Dr Wilson has studied the links between cancer and acrylamide itself as well as between coffee and cancer. Her research has found more evidence of positive links than negative ones.

‘There is actually pretty strong evidence that coffee is associate with lower risks of endometrial and liver cancers,’ she says.

Even in the top percentile of acrylamide-consumers that she has examined, there were weak associations of heightened risks for ovarian and endometrial cancer.

Perhaps more importantly, coffee is hardly the only source of our acrylamide exposure, and acrylamide is not the only compound in coffee.

‘Coffee is much more complex than just acrylamide,’ says Dr Wilson.

‘Just reducing it to its acrylamide content is not the bet approach for understanding coffee in the diet,’ she explains.

In fact, she has added research to a substantial stack of evidence that coffee can have protective effects against cancers, especially those of the liver.

The liver not only helps to break down whatever we ingest, but skims out the toxic elements.

But with time, it can become over-loaded by the damaging compounds, leading to scarring that weighs it down and impedes the organ’s functioning.

One of the processes that can accelerate the development of this scarring – called cirrhosis – is oxidation.

Oxidative stress is an inevitable after-effect of our cellular activity. Processes like the way that we metabolize food produce imbalanced oxygen atoms, called free radicals, which can upset the balance of other cells.

Coffee also ‘seems to have a really positive effect on how the body handles insulin,’ and has been linked to reduced risks for type 2 diabetes, according to Dr Wilson.

‘I can’t pretend to understand California’: The ruling might be making a red herring for health out of black gold

The existence of both benefits like these as well as risks for exposure to acrylamide in coffee are evidence that California’s ruling is part of ‘an older approach to nutrition that tries to break things down into all of their little parts,’ says Dr Wilson.

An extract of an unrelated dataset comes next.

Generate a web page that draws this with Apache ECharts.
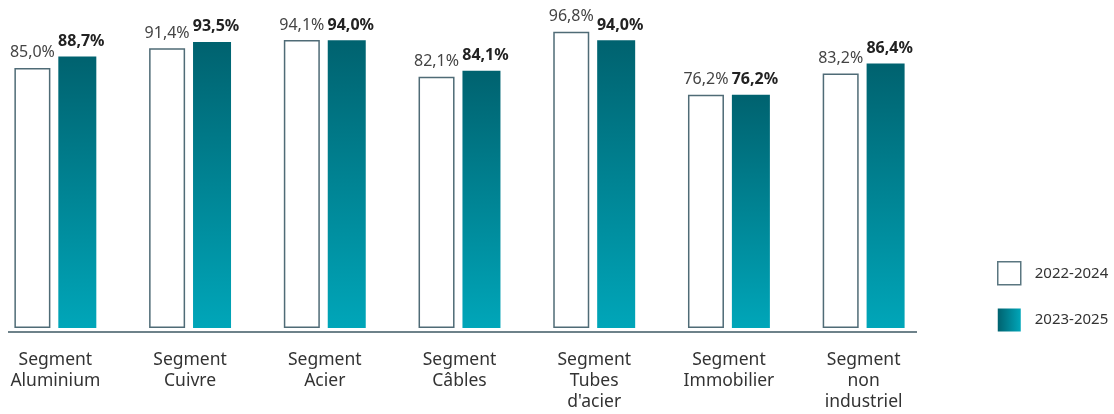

‘More recent research has tried to look more at food, food groups and diet patterns,’ she says.

California’s decision, on the other hand, falls under Proposition 65, which ‘is designed to look at possible chemical and environmental carcinogens,’ says Dr Wilson.

‘I can’t pretend to understand California… but for foods that are so much more complex than manufactured products, [Proposition 65] just really doesn’t apply very well,’ Dr Wilson says.

According to her research, even if you quit drinking coffee, the change to your acrylamide levels would be minimal.

‘Acrylamide is pretty widespread in foods, so getting rid of it from any one food would not change your concentration of it much,’ says Dr Wilson.

In general, ‘cooking carcinogens are a thing we are exposed to and if we wanted to remove them we would have to always eat raw, boiled or microwaved foods,’ she adds.

It isn’t that trying to reduce the carcinogens in our lives is a bad idea, but ‘from a public health perspective, this really distracts from things we know cause cancer that people have control over in their lives, like smoking, obesity and lack of physical activity,’ worries Dr Wilson.

‘I think if people are worried about cancer and go down this line of thinking that we need to not cook foods and stay away from coffee, it really is not going to have any effects, whereas we know that about one-third of all cancers are attributable to tobacco,’ she says.